Again, we continue with the flow and see another call to ReadFile
, another 4 bytes are being read, as you remember this is offset to the first file name in .pak
file, then another 4 bytes. Those are the “unknown” to us. Now we see that they should be treated as single integer. It is interesting that the value is shifted left by 6 bytes, so in other words multiplied by 0x40 (64 in decimal).
At the end of the image above there is call to [eax+108]. This is a wrapper for RtlAllocateHeap (I stepped into it, so I know) which allocates a buffer with length equal to the value unknown bytes shifted left by 6. Next call sets the file cursor to the first file name offset and then in the loop the game reads the file by 64 bytes chunks into the previously allocated buffer. The loop is executed as many times as the value of 4 bytes “unknown” integer.
Using obtained information
We could reverse the game further, to check what is done to the data that are now in previously allocated buffer, however, we have some new information that we can apply. Firstly, the previously unknown bytes are mostly like the count of files inside pak
file. Then, the offset to first filename is in reality offset to the file information header, and probably each file information header entry is 64 bytes long (as the game was reading it in chunks with that length)
Inspecting the file entry
Now, go back to the binary file at that filename offset. We see that at the beginning there is the filename. Length of the name is nowhere to be found, so we can suspect that this should be read until first null character. The last 8 bytes of the entry looks like two 4 bytes integers, their value is repeated twice for some reasons. Those values look like another offset or file length. The same with preceding 4 bytes, another offset that might be a start of the file, as it looks it is increased in each next entry.
Now we go to the suspected file start offset, and from that place we select next X bytes, where X is equal to the value of last 4 bytes of the file entry (suspected file length). We save those bytes to separate file with png
extension and try to run it:
We are greeted with an image. Now we can write simple python script to automate the unpacking process, and also to verify if it works for all the files.
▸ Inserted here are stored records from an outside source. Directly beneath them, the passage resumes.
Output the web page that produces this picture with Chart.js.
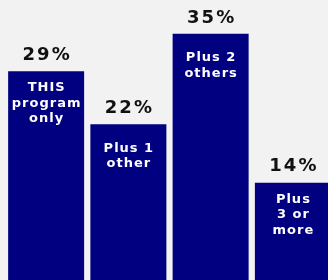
<!DOCTYPE html>
<html>
<head>
<meta charset="utf-8">
<script src="https://cdn.jsdelivr.net/npm/chart.js@4"></script>
<style>
  html, body { margin: 0; padding: 0; background: #f2f2f2; overflow: hidden; }
  #wrap { width: 328px; height: 280px; overflow: hidden; }
</style>
</head>
<body>
<div id="wrap"><canvas id="myChart" width="334" height="280"></canvas></div>
<script>
// lines of the text inside each bar
var categories = [
  ["THIS", "program", "only"],
  ["Plus 1", "other"],
  ["Plus 2", "others"],
  ["Plus", "3 or", "more"]
];
var values = [29.6, 22.1, 34.9, 13.8];
var valueLabels = ["29%", "22%", "35%", "14%"];

var barLabels = {
  id: "barLabels",
  afterDatasetsDraw: function (chart) {
    var ctx = chart.ctx;
    var bars = chart.getDatasetMeta(0).data;
    ctx.save();
    ctx.textAlign = "center";
    ctx.textBaseline = "middle";
    bars.forEach(function (bar, i) {
      // percent above the bar
      ctx.fillStyle = "#111111";
      ctx.font = "bold 18px 'DejaVu Sans'";
      ctx.letterSpacing = "2px";
      ctx.fillText(valueLabels[i], bar.x + 1, bar.y - 16);

      // category text inside the bar
      var lines = categories[i];
      var lh = 15.5;
      var start = bar.y + 32 - (lines.length - 1) * lh / 2;
      ctx.fillStyle = "#ffffff";
      ctx.font = "bold 13px 'DejaVu Sans'";
      ctx.letterSpacing = "1px";
      lines.forEach(function (t, j) {
        ctx.fillText(t, bar.x + 0.5, start + j * lh);
      });
    });
    ctx.restore();
  }
};

new Chart("myChart", {
  type: "bar",
  data: {
    labels: categories.map(function (c) { return c.join(" "); }),
    datasets: [
      {
        data: values,
        backgroundColor: "#000080",
        borderWidth: 0,
        barPercentage: 0.924,
        categoryPercentage: 1
      }
    ]
  },
  options: {
    responsive: false,
    animation: false,
    layout: { padding: { left: 5, right: 0, top: 0, bottom: 0 } },
    plugins: {
      legend: { display: false },
      tooltip: { enabled: false }
    },
    scales: {
      x: { display: false },
      y: { display: false, min: 0, max: 39.7 }
    }
  },
  plugins: [barLabels]
});
</script>
</body>
</html>
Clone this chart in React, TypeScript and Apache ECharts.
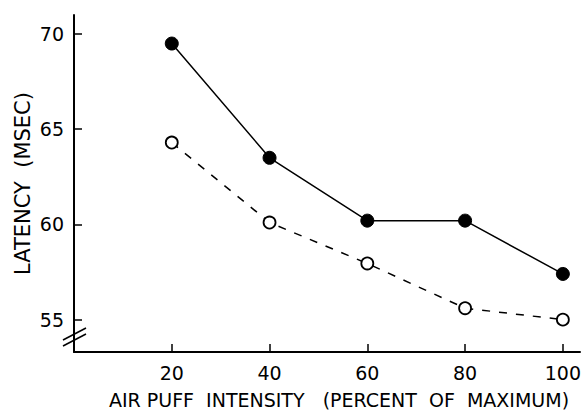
import React, { useEffect, useRef } from "react";
import * as echarts from "echarts";

const intensities = [20, 40, 60, 80, 100];
const filledLatency = [69.5, 63.5, 60.2, 60.2, 57.4];
const openLatency = [64.3, 60.1, 57.95, 55.6, 55.0];
const yTicks = [55, 60, 65, 70];
const xTicks = [20, 40, 60, 80, 100];
const xTitle = "AIR PUFF  INTENSITY   (PERCENT  OF  MAXIMUM)";
const yTitle = "LATENCY  (MSEC)";

export default function App() {
  const ref = useRef<HTMLDivElement>(null);
  useEffect(() => {
    if (!ref.current) return;
    const chart = echarts.init(ref.current, null, { renderer: "svg" });
    const font = "'DejaVu Sans', sans-serif";
    chart.setOption({
      animation: false,
      backgroundColor: "#fff",
      grid: { left: 74, top: 15, right: 4, bottom: 60 },
      xAxis: {
        type: "value",
        min: 0,
        max: 103.5,
        axisLine: { show: true, lineStyle: { color: "#000", width: 2 } },
        axisTick: { show: true, inside: true, length: 8, lineStyle: { color: "#000", width: 1.5 }, customValues: xTicks },
        axisLabel: { color: "#000", fontSize: 19, fontFamily: font, margin: 11, customValues: xTicks },
        splitLine: { show: false },
      },
      yAxis: {
        type: "value",
        min: 53.3,
        max: 71,
        name: yTitle,
        nameLocation: "middle",
        nameGap: 41,
        nameMoveOverlap: false,
        nameTextStyle: { color: "#000", fontSize: 21, fontFamily: font },
        axisLine: { show: true, lineStyle: { color: "#000", width: 2 } },
        axisTick: { show: true, inside: true, length: 8, lineStyle: { color: "#000", width: 1.5 }, customValues: yTicks },
        axisLabel: { color: "#000", fontSize: 19, fontFamily: font, margin: 10, customValues: yTicks },
        splitLine: { show: false },
      },
      graphic: [
        { type: "line", shape: { x1: 63, y1: 340, x2: 86, y2: 328 }, style: { stroke: "#000", lineWidth: 1.5 } },
        { type: "line", shape: { x1: 63, y1: 346, x2: 86, y2: 334 }, style: { stroke: "#000", lineWidth: 1.5 } },
        {
          type: "text",
          x: 339,
          y: 400,
          style: { text: xTitle, fill: "#000", font: `19px ${font}`, align: "center", verticalAlign: "middle" },
        },
      ],
      series: [
        {
          type: "line",
          data: intensities.map((x, i) => [x, filledLatency[i]]),
          symbol: "circle",
          symbolSize: 13,
          itemStyle: { color: "#000", borderColor: "#000" },
          lineStyle: { color: "#000", width: 1.5 },
        },
        {
          type: "line",
          data: intensities.map((x, i) => [x, openLatency[i]]),
          symbol: "circle",
          symbolSize: 12,
          itemStyle: { color: "#fff", borderColor: "#000", borderWidth: 1.8 },
          lineStyle: { color: "#000", width: 1.5, type: [8, 9] },
        },
      ],
    });
    return () => chart.dispose();
  }, []);
  return <div ref={ref} style={{ width: 584, height: 412, position: "absolute", left: 0, top: 0 }} />;
}
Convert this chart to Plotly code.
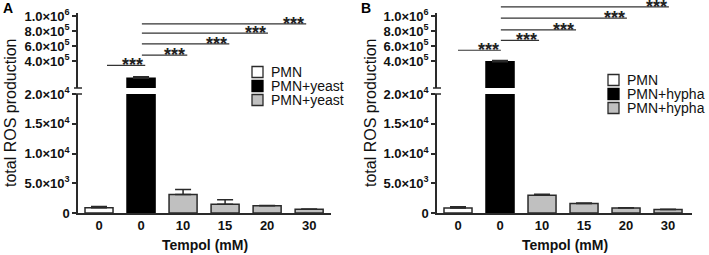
import plotly.graph_objects as go

W, H = 709, 255

# ---------------- data ----------------
tempol_labels = ["0", "0", "10", "15", "20", "30"]
bar_pos = [0, 1, 2, 3, 4, 5]
group_of_bar = [0, 1, 2, 2, 2, 2]
group_fill = ["#ffffff", "#000000", "#c0c0c0"]
group_line = ["#2a2a2a", "#000000", "#2a2a2a"]
legend_A = ["PMN", "PMN+yeast", "PMN+yeast"]
legend_B = ["PMN", "PMN+hypha", "PMN+hypha"]

ros_A = [900, 178000, 3100, 1450, 1220, 620]
err_A = [200, 20000, 850, 770, 60, 60]
ros_B = [830, 395000, 3000, 1600, 830, 580]
err_B = [200, 15000, 150, 100, 60, 60]

sig_A_from = [0.19, 1.02, 1.02, 1.02, 1.02]
sig_A_to = [1.1, 2.1, 3.1, 4.02, 4.93]
sig_A_y = [348e3, 482e3, 631e3, 774e3, 896e3]
sig_B_from = [0.0, 1.02, 1.02, 1.02, 1.02]
sig_B_to = [1.02, 1.93, 2.81, 4.02, 5.02]
sig_B_y = [547e3, 678e3, 817e3, 970e3, 1121e3]
sig_label = "***"

low_tickvals = [0, 5000, 10000, 15000, 20000]
low_ticktext = ["0", "5.0×10<sup>3</sup>", "1.0×10<sup>4</sup>",
                "1.5×10<sup>4</sup>", "2.0×10<sup>4</sup>"]
up_tickvals = [4e5, 6e5, 8e5, 1e6]
up_ticktext = ["4.0×10<sup>5</sup>", "6.0×10<sup>5</sup>",
               "8.0×10<sup>5</sup>", "1.0×10<sup>6</sup>"]

low_range = [0, 20000]
up_range = [48000, 1039000]

# ---------------- layout helpers ----------------
def px(x):
    return x / W

def py(y):
    return 1 - y / H

FONT = "Arial, Liberation Sans, Helvetica, sans-serif"
AX = "#2a2a2a"

low_dom = [py(213), py(94)]
up_dom = [py(88), py(13)]
ov_dom = [py(88), 1.0]
ov_top = up_range[0] + (up_range[1] - up_range[0]) * (ov_dom[1] - ov_dom[0]) / (up_dom[1] - up_dom[0])
ov_range = [up_range[0], ov_top]

panels = [
    dict(x="x", ylow="y", yup="y2", yov="y5", xkey="xaxis", lowkey="yaxis", upkey="yaxis2", ovkey="yaxis5",
         xdom=[px(78), px(331)], xrange=[-0.5, 5.52], vals=ros_A, errs=err_A,
         sf=sig_A_from, st=sig_A_to, sy=sig_A_y, leg=legend_A, legx=252, legy=72,
         letter="A", letx=8, titlex=10, axx=78),
    dict(x="x2", ylow="y3", yup="y4", yov="y6", xkey="xaxis2", lowkey="yaxis3", upkey="yaxis4", ovkey="yaxis6",
         xdom=[px(437), px(692)], xrange=[-0.5, 5.57], vals=ros_B, errs=err_B,
         sf=sig_B_from, st=sig_B_to, sy=sig_B_y, leg=legend_B, legx=608, legy=80,
         letter="B", letx=366, titlex=370, axx=437),
]

fig = go.Figure()
shapes = []
annotations = []
layout = {}

for p in panels:
    fills = [group_fill[g] for g in group_of_bar]
    lines = [group_line[g] for g in group_of_bar]
    for yax in (p["ylow"], p["yup"]):
        fig.add_trace(go.Bar(
            x=bar_pos, y=p["vals"], xaxis=p["x"], yaxis=yax, width=0.667,
            marker=dict(color=fills, line=dict(color=lines, width=1.5)),
            error_y=dict(type="data", array=p["errs"], arrayminus=[0] * len(p["errs"]),
                         symmetric=False, color=AX, thickness=1.5, width=8),
            showlegend=False, hoverinfo="skip"))
    # significance brackets
    for x0, x1, yv in zip(p["sf"], p["st"], p["sy"]):
        fig.add_trace(go.Scatter(x=[x0, x1], y=[yv, yv], xaxis=p["x"], yaxis=p["yov"],
                                 mode="lines", line=dict(color="#333333", width=1.2),
                                 showlegend=False, hoverinfo="skip", cliponaxis=False))
        annotations.append(dict(x=x1, y=yv, xref=p["x"], yref=p["yov"], text=sig_label,
                                showarrow=False, xanchor="right", yanchor="bottom", yshift=-12,
                                font=dict(family=FONT, size=18, color="#222", weight="bold")))

    layout[p["xkey"]] = dict(domain=p["xdom"], range=p["xrange"], anchor=p["ylow"],
                             tickvals=bar_pos, ticktext=tempol_labels, ticks="", automargin=False,
                             showline=True, linecolor=AX, linewidth=1.5, showgrid=False,
                             zeroline=False, tickfont=dict(family=FONT, size=13, color="#111", weight="bold"))
    common_y = dict(anchor=p["x"], showline=True, linecolor=AX, linewidth=1.5, showgrid=False,
                    zeroline=False, ticks="outside", ticklen=4, tickwidth=1.5, tickcolor=AX,
                    automargin=False,
                    tickfont=dict(family=FONT, size=13, color="#111", weight="bold"))
    layout[p["lowkey"]] = dict(domain=low_dom, range=low_range, tickvals=low_tickvals,
                               ticktext=low_ticktext, **common_y)
    layout[p["upkey"]] = dict(domain=up_dom, range=up_range, tickvals=up_tickvals,
                              ticktext=up_ticktext, **common_y)
    layout[p["ovkey"]] = dict(domain=ov_dom, range=ov_range, anchor=p["x"], visible=False,
                              automargin=False)

    # axis-break caps
    for yb in (up_dom[0], low_dom[1]):
        shapes.append(dict(type="line", xref="paper", yref="paper",
                           x0=px(p["axx"] - 4), x1=px(p["axx"] + 4), y0=yb, y1=yb,
                           line=dict(color=AX, width=1.5)))

    # manual legend
    for i, name in enumerate(p["leg"]):
        cy = p["legy"] + 14 * i
        shapes.append(dict(type="rect", xref="paper", yref="paper",
                           x0=px(p["legx"]), x1=px(p["legx"] + 11), y0=py(cy + 5.5), y1=py(cy - 5.5),
                           fillcolor=group_fill[i], line=dict(color=group_line[i], width=1.3)))
        annotations.append(dict(x=px(p["legx"] + 17), y=py(cy), xref="paper", yref="paper",
                                text=name, showarrow=False, xanchor="left", yanchor="middle",
                                font=dict(family=FONT, size=14, color="#111")))

    # titles
    annotations.append(dict(x=0.5, y=py(245), xref=p["x"] + " domain", yref="paper",
                            text="Tempol (mM)", showarrow=False, xanchor="center", yanchor="middle",
                            font=dict(family=FONT, size=14, color="#111", weight="bold")))
    annotations.append(dict(x=px(p["titlex"]), y=py(113), xref="paper", yref="paper",
                            text="total ROS production", showarrow=False, textangle=-90,
                            xanchor="center", yanchor="middle",
                            font=dict(family=FONT, size=16, color="#111")))
    annotations.append(dict(x=px(p["letx"]), y=py(8), xref="paper", yref="paper",
                            text=p["letter"], showarrow=False, xanchor="center", yanchor="middle",
                            font=dict(family=FONT, size=14, color="#000", weight="bold")))

fig.update_layout(width=W, height=H, margin=dict(l=0, r=0, t=0, b=0),
                  paper_bgcolor="white", plot_bgcolor="rgba(0,0,0,0)", showlegend=False,
                  bargap=0.333, shapes=shapes, annotations=annotations, **layout)

fig.write_html("out.html", config={"displayModeBar": False},
               post_script="document.body.style.margin='0px';document.body.style.overflow='hidden';")
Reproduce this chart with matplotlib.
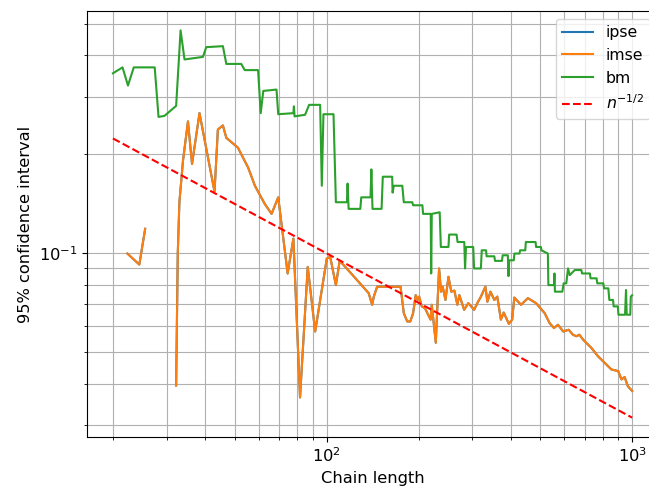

Code to unpack the .pak file
What is inside?
All files has been unpacked so far, and it looks it worked correctly, as the txt
files can be read, the same with png
images. For the purpose of game modding, the fonts
directory may be interesting, as it contains fonts and dialogs in different languages, so for example if you would like to translate the game to your language, you could modify those dialogs and then repack the files back. What is interesting, when I run the game the language is set to Polish and it looks it cannot be changed, but there is no Polish font in the fonts
folder. It turns out the file named english.lng
contains the translated Polish dialogs.
To prove this script works for other files, I unpacked some of them, like attic.pak
the content is a little bit different and consist of extension such as:
- png - It is probably obvious, images of some assets, loading screens etc
- rws - This is the most mysterious file extension, probably contains animations, textures
- ape - This is plain text file, contains description where checkpoints are on the map, and some information to assist the AI
- bin - Probably meshes
Conclusion
As you can see, it was not that hard to make sense how the pak
file is structured and then to make script to unpack the content. In future posts I will try to show examples with different difficulty levels (encryption, compression). Thanks for reading.